Menschenhandel Großrazzia in Berliner Bordell „wie bei Al Capone“

Mehr als 900 Beamte von Polizei, Staatsanwaltschaft, Steuerfahndung und Zoll haben in der Nacht auf Donnerstag das Berliner Groß-Bordell „Artemis“ durchsucht.

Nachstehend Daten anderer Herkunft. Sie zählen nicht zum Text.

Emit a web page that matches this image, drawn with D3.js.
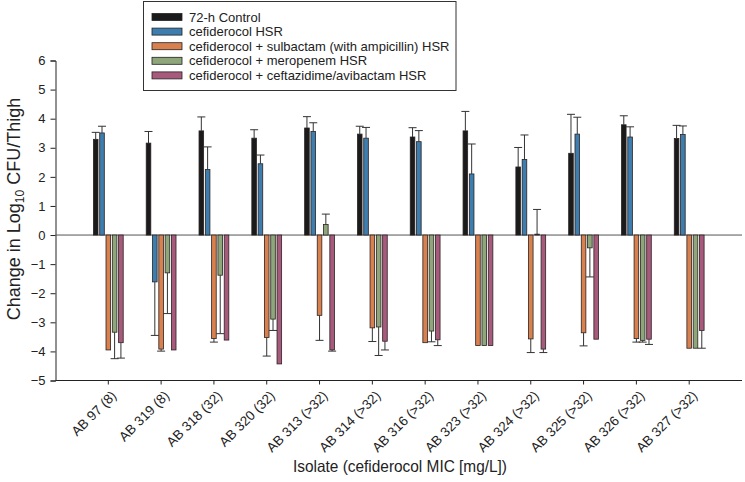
<!DOCTYPE html>
<html><head><meta charset="utf-8">
<script src="https://cdn.jsdelivr.net/npm/d3@7"></script>
<style>body{margin:0;background:#fff}svg{display:block;font-family:"Liberation Sans",Arial,sans-serif}</style>
</head><body><svg id="c" width="745" height="482"></svg>
<script>
const categories = ["AB 97 (8)","AB 319 (8)","AB 318 (32)","AB 320 (32)","AB 313 (>32)","AB 314 (>32)","AB 316 (>32)","AB 323 (>32)","AB 324 (>32)","AB 325 (>32)","AB 326 (>32)","AB 327 (>32)"];
const seriesNames = ["72-h Control","cefiderocol HSR","cefiderocol + sulbactam (with ampicillin) HSR","cefiderocol + meropenem HSR","cefiderocol + ceftazidime/avibactam HSR"];
const seriesColors = ["#1b1b1b","#3d7eaf","#d9804f","#8fa67a","#a85a7c"];
const control      = [3.29, 3.16, 3.58, 3.33, 3.68, 3.47, 3.37, 3.58, 2.34, 2.81, 3.79, 3.32];
const controlErr   = [0.24, 0.40, 0.48, 0.29, 0.39, 0.27, 0.32, 0.67, 0.67, 1.34, 0.31, 0.45];
const cefHSR       = [3.51, -1.61, 2.25, 2.45, 3.56, 3.33, 3.21, 2.10, 2.60, 3.47, 3.37, 3.46];
const cefHSRErr    = [0.23, 1.84, 0.78, 0.30, 0.30, 0.37, 0.38, 1.03, 0.84, 0.58, 0.35, 0.29];
const sulbactam    = [-3.95, -3.92, -3.56, -3.52, -2.76, -3.19, -3.70, -3.80, -3.57, -3.36, -3.56, -3.89];
const sulbactamErr = [0, 0.07, 0.12, 0.64, 0.86, 0.47, 0, 0, 0.47, 0.45, 0.12, 0];
const meropenem    = [-3.34, -1.30, -1.38, -2.89, 0.36, -3.16, -3.30, -3.80, 0.03, -0.44, -3.62, -3.89];
const meropenemErr = [0.91, 1.40, 2.01, 0.39, 0.36, 0.98, 0.37, 0, 0.85, 1.00, 0.06, 0];
const ceftazidime    = [-3.70, -3.95, -3.61, -4.43, -3.95, -3.65, -3.60, -3.80, -3.92, -3.58, -3.58, -3.28];
const ceftazidimeErr = [0.53, 0, 0, 0, 0.04, 0.30, 0.20, 0, 0.12, 0, 0.18, 0.61];
const yTicks = [-5,-4,-3,-2,-1,0,1,2,3,4,5,6];

const values = [control, cefHSR, sulbactam, meropenem, ceftazidime];
const errors = [controlErr, cefHSRErr, sulbactamErr, meropenemErr, ceftazidimeErr];

const svg = d3.select("#c");
const mLeft = 55.5, mRight = 742, mTop = 60.5, mBottom = 380.5;
const x = d3.scaleBand().domain(categories).range([mLeft, mRight]).paddingInner(0).paddingOuter(0.5);
const y = d3.scaleLinear().domain([-5, 6]).range([mBottom, mTop]);
const x1 = d3.scaleBand().domain(d3.range(5)).range([-14.9, 14.9]).paddingInner(0.27).paddingOuter(0);

// y axis
const ya = svg.append("g").attr("transform", `translate(${mLeft},0)`)
  .call(d3.axisLeft(y).tickValues(yTicks).tickSize(5).tickPadding(5).tickFormat(d3.format("d")));
ya.select(".domain").attr("stroke","#222");
ya.selectAll(".tick line").attr("stroke","#222");
ya.selectAll("text").attr("font-size",13).attr("fill","#222").attr("font-family","Liberation Sans, Arial, sans-serif");

// x axis
const xa = svg.append("g").attr("transform", `translate(0,${mBottom})`)
  .call(d3.axisBottom(x).tickSize(4).tickSizeOuter(0));
xa.select(".domain").attr("stroke","#222").attr("d", `M${mLeft},0H${mRight}`);
xa.selectAll(".tick line").attr("stroke","#222");
xa.selectAll("text").attr("font-size",13.5).attr("fill","#222").attr("font-family","Liberation Sans, Arial, sans-serif")
  .attr("text-anchor","end").attr("dy",0).attr("y",0)
  .attr("transform","translate(9,16) rotate(-45)");

// zero line
svg.append("line").attr("x1",mLeft).attr("x2",mRight).attr("y1",y(0)).attr("y2",y(0))
  .attr("stroke","#555").attr("stroke-width",1);

// bars
const g = svg.append("g");
values.forEach((vals, s) => {
  vals.forEach((v, i) => {
    const cx = x(categories[i]) + x.bandwidth()/2;
    const bx = cx + x1(s);
    const w = x1.bandwidth();
    g.append("rect").attr("x", bx).attr("width", w)
      .attr("y", Math.min(y(v), y(0))).attr("height", Math.abs(y(v) - y(0)))
      .attr("fill", seriesColors[s]).attr("stroke","#2a2222").attr("stroke-width",0.8);
    const e = errors[s][i];
    if (e > 0) {
      const end = v >= 0 ? v + e : v - e;
      const mx = bx + w/2;
      g.append("line").attr("x1",mx).attr("x2",mx).attr("y1",y(v)).attr("y2",y(end))
        .attr("stroke","#333").attr("stroke-width",1);
      g.append("line").attr("x1",mx-4).attr("x2",mx+4).attr("y1",y(end)).attr("y2",y(end))
        .attr("stroke","#333").attr("stroke-width",1);
    }
  });
});

// legend
const lg = svg.append("g");
lg.append("rect").attr("x",143.5).attr("y",1.5).attr("width",312.5).attr("height",89)
  .attr("fill","#fff").attr("stroke","#333").attr("stroke-width",1);
seriesNames.forEach((n, s) => {
  const cy = 17 + s*14.6;
  lg.append("rect").attr("x",152).attr("y",cy-3.5).attr("width",30).attr("height",7)
    .attr("fill",seriesColors[s]).attr("stroke","#222").attr("stroke-width",0.8);
  lg.append("text").attr("x",189).attr("y",cy+4.5).attr("font-size",13).attr("fill","#222").text(n);
});

// axis titles
const yt = svg.append("text").attr("transform","translate(20,209) rotate(-90)")
  .attr("text-anchor","middle").attr("font-size",18).attr("fill","#222");
yt.append("tspan").text("Change in Log");
yt.append("tspan").attr("font-size",12).attr("dy",4).text("10");
yt.append("tspan").attr("dy",-4).text(" CFU/Thigh");

svg.append("text").attr("x",400).attr("y",472).attr("text-anchor","middle")
  .attr("font-size",16.5).attr("fill","#222").attr("textLength",214).attr("lengthAdjust","spacingAndGlyphs")
  .text("Isolate (cefiderocol MIC [mg/L])");
</script></body></html>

Berlin Bei einer spektakulären Razzia mit fast tausend Beamten sind mehrere Berliner Behörden gegen die Betreiber eines der größten Bordelle Deutschlands vorgegangen. Bei der Vollstreckung von sechs Haftbefehlen gegen die beiden Betreiber des Saunaclubs „Artemis“ sowie vier Hausdamen seien in der Nacht zum Donnerstag 118 Prostituierte angetroffen worden, sagte Polizeisprecher Stefan Redlich. Es gehe um Hinterziehung von Sozialabgaben, Ausbeutung und Gewaltanwendung, sagte Oberstaatsanwalt Andreas Behm am Donnerstag. Einer der Vorwürfe sei zudem Menschenhandel.
Im Mittelpunkt stünden nicht nur Bagatelldelikte, sondern Taten, die das „System des illegalen Umfeldes“ bestätigten. Die Frauen seien „in Abhängigkeit gehalten und ausgebeutet“ worden. Der Betrieb basiere auf organisierter Kriminalität.

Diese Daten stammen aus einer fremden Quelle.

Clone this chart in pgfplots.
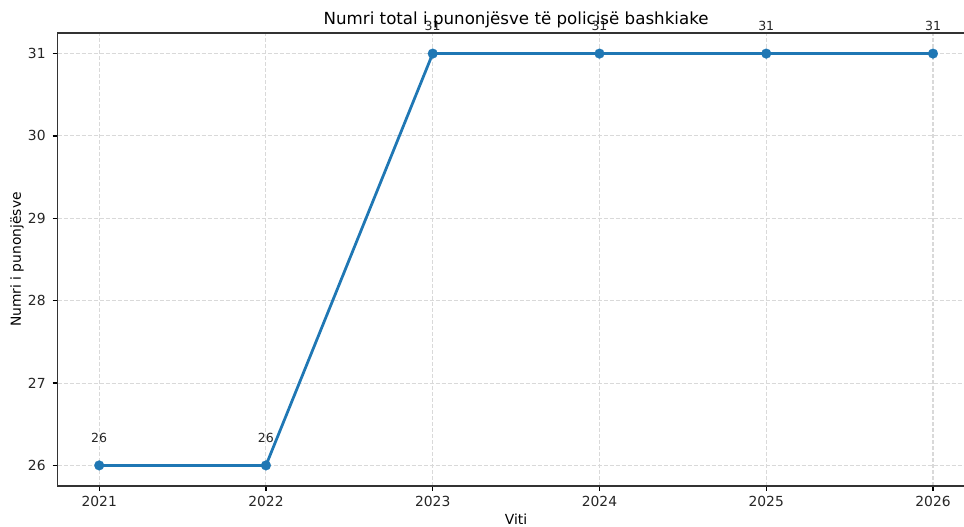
\documentclass[border=0pt]{standalone}
\usepackage{pgfplots}
\pgfplotsset{compat=1.18}
\usepackage{fontspec}
\setmainfont{DejaVu Sans}
\definecolor{mplblue}{HTML}{1F77B4}
\begin{document}
\begin{tikzpicture}
\useasboundingbox (0,0) rectangle (723pt,395.25pt);
\begin{axis}[
  at={(43.125pt,30.75pt)}, anchor=south west,
  scale only axis, width=687.9pt, height=339.75pt,
  xmin=2020.75, xmax=2026.25, ymin=25.75, ymax=31.25,
  xtick={2021,2022,2023,2024,2025,2026}, ytick={26,27,28,29,30,31},
  /pgf/number format/assume math mode=true,
  /pgf/number format/1000 sep={},
  xtick pos=bottom, ytick pos=left,
  tick align=outside,
  major tick length=3.65pt,
  every tick/.style={black, line width=0.83pt},
  axis line style={black!80, line width=0.83pt},
  every tick label/.append style={font=\fontsize{10.4}{12}\selectfont, inner sep=0pt, text=black!85},
  xticklabel style={anchor=north, yshift=-3.5pt},
  yticklabel style={anchor=east, xshift=-5.1pt},
  grid=major,
  major grid style={gray!30, line width=0.8pt, dash pattern=on 3pt off 1.5pt},
  title={Numri total i punonjësve të policisë bashkiake},
  every axis title/.style={at={(0.5,1)}, anchor=base, yshift=6.2pt, font=\fontsize{12.5}{14}\selectfont},
  xlabel={Viti}, ylabel={Numri i punonjësve},
  every axis x label/.style={at={(axis description cs:0.5,-0.0735)}, anchor=center, font=\fontsize{10.4}{12}\selectfont},
  every axis y label/.style={at={(axis description cs:-0.0442,0.5)}, anchor=center, rotate=90, font=\fontsize{10.4}{12}\selectfont},
  clip=false,
]
\addplot[color=mplblue, line width=2.08pt, mark=*, mark size=3.7pt, mark options={solid, fill=mplblue, draw=mplblue, line width=0.1pt},
  nodes near coords,
  every node near coord/.append style={anchor=base, yshift=17.5pt, font=\fontsize{9.4}{11}\selectfont, text=black!85, inner sep=0pt}]
coordinates {
(2021,26) (2022,26) (2023,31) (2024,31) (2025,31) (2026,31)
};
\end{axis}
\end{tikzpicture}
\end{document}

Polizei, Hauptzollamt und Steuerfahndung gehen nach eigenen Angaben davon aus, dass dem Amüsierbetrieb Prostituierte durch Mitglieder der Rockerbande Hells Angels zugeführt wurden. Die zur organisierten Kriminalität gezählte Bande habe den „Artemis“-Betreibern direkt Frauen vermittelt, im Gegenzug hätten die Rocker in dem Club unter anderem freien Eintritt genossen. Diese Kontakte seien „sicher nicht gewaltfrei“ abgelaufen, sagte Oberstaatsanwalt Sjors Kamstra. Die Frauen hätten nicht selbstständig gearbeitet, sondern seien abhängig beschäftigt gewesen, so die Ermittler.

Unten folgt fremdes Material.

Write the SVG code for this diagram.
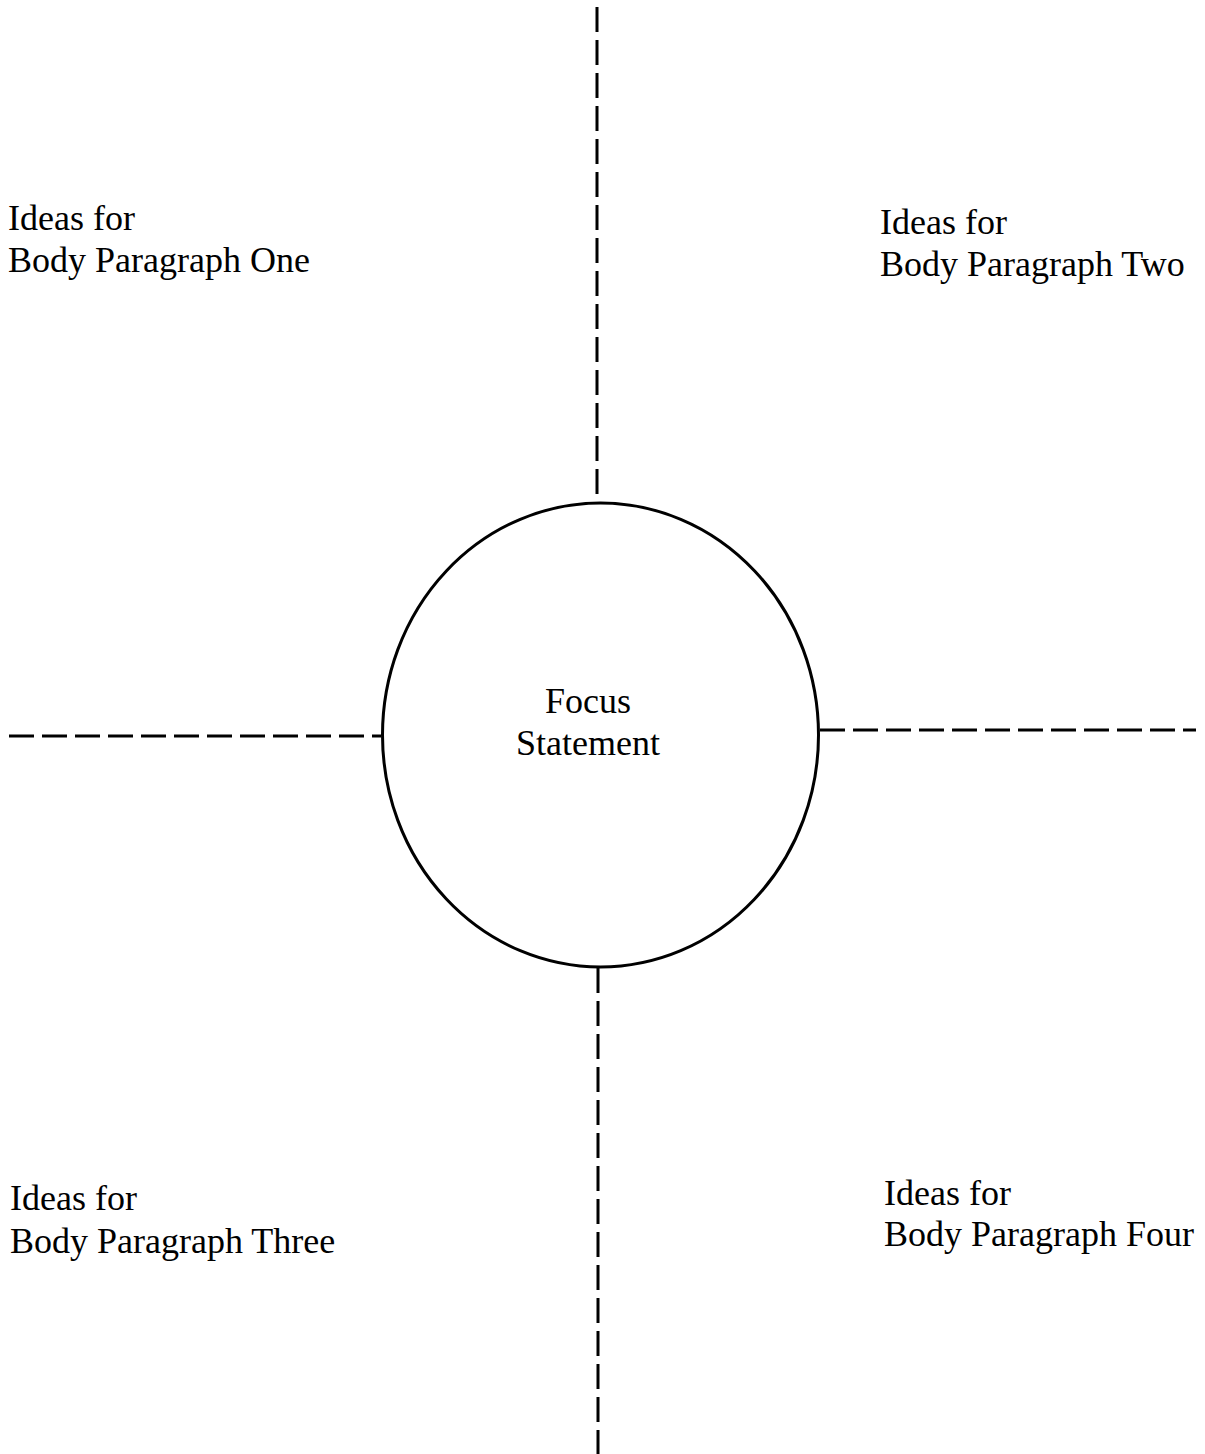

Eine Frau habe dann im vergangenen Sommer ihr Schweigen gebrochen, nachdem ihr Lebensgefährte und Hells-Angels-Mitglied sie schwer verletzt hatte. Die Behörden nahmen in der Folge umfangreiche Ermittlungen auf und kamen den Betreibern nun mit mutmaßlichen Steuervergehen bei - „wie bei Al Capone“, sagte Berlins leitender Staatsanwalt Andreas Behm mit Bezug auf den US-Mafia-Boss der 20er Jahre.
Auch der war letztlich wegen Steuerhinterziehung angeklagt worden, obwohl sich die eigentlichen Verbrechen auf einer viel massiveren Ebene abgespielt hatten.17,5 Millionen Euro Schaden sei so unter anderem durch die Hinterziehung von Steuern und Sozialleistungen entstanden, teilte der Zoll mit – vorsichtig geschätzt. Hinzu kommt der Vorwurf der Steuerhinterziehung.
Zumindest ein Teil der mutmaßlichen Schadenssumme könnte durch umfangreiche Beschlagnahmen beglichen werden: Insgesamt seien Wertgegenstände im Umfang von 6,4 Millionen Euro beschlagnahmt worden, darunter hunderttausende Euro in bar, Autos und Immobilien.